Great Plains Studies, Center for

 

Date of this Version

Summer 1981

Citation

Great Plains Quarterly Vol. 1, No. 3, Summer 1981, pp. 198-99.

Comments

Copyright 1981 by the Center for Great Plains Studies, University of Nebraska-Lincoln

Abstract

Most Americans in the mid-nineteenth century lived within a society of laws. There are at least two opposed views with respect to what American attitudes and actions were like outside of such a lawful society. On the one hand, some historians have speculated that frontier life was lawless and violent. Might entailed right, according to this view. On the other hand, others have suggested that frontier life was natural and good. Americans, freed of the restraints of law, intuitively acted justly.

John Phillip Reid here examines countless diaries and letters of American emigrants on the Overland Trail at mid-century. In particular, he examines their attitudes about property and how these attitudes influenced their behavior. He concludes that emigrants on the Overland Trail were neither peculiarly violent nor unusually just. Instead, they were universally lawful. They understood complex concepts of property, and these concepts influenced their behavior. Reid suggests that their understanding of legal ownership and its prerogatives (sometimes exaggerated) was the most important element in influencing their actions with respect to personal property on the trail.

Property law, as understood on the trail, was not simplistic. Persons understood the concept of ownership as distinct from mere possession. There was no doubt, for example, that an owner who had lost his property had a legal right to reclaim it. There was no rule of finders-keepers. At most, Reid concludes, a finder could assert a claim for a finder's fee. The abstract rights of ownership were so potent on the trail that an owner could even reclaim his property from a possessor who had purchased the property in good faith. Although Reid does not address the issue, this might have been an exaggeration of the owner's prerogatives. In several eastern states, the law at that time was beginning to protect some good faith purchasers.

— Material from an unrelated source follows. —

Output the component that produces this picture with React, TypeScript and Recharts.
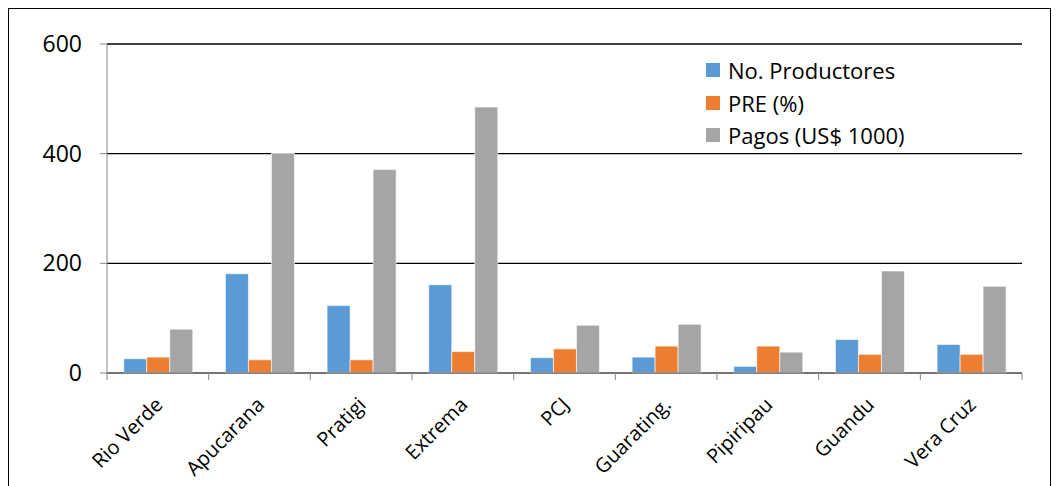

Not only did trail emigrants have no trouble understanding abstract concepts of ownership, they were also conversant with several forms of concurrent ownership. Much property was owned in partnership. This frequently caused divisiveness when equal owners wanted to do different things with the property (e.g., go back home, speed up the journey, abandon the property). Although there were a number of solutions to these problems, all began with the unalterable premise that each owner had a legal claim to some portion of the property. Co-ownership also caused problems when a particular resource grew scarce. The emigrants normally solved these problems by converting the jointly owned property to privately owned property. Thus, if sugar became scarce, and some owners were using more than their fair share, the emigrants would normally designate each person a private owner of a portion of the sugar. Each could then use his or her sugar at any rate he or she chose. Some may perceive such a solution as an exaggerated reliance on private property concepts.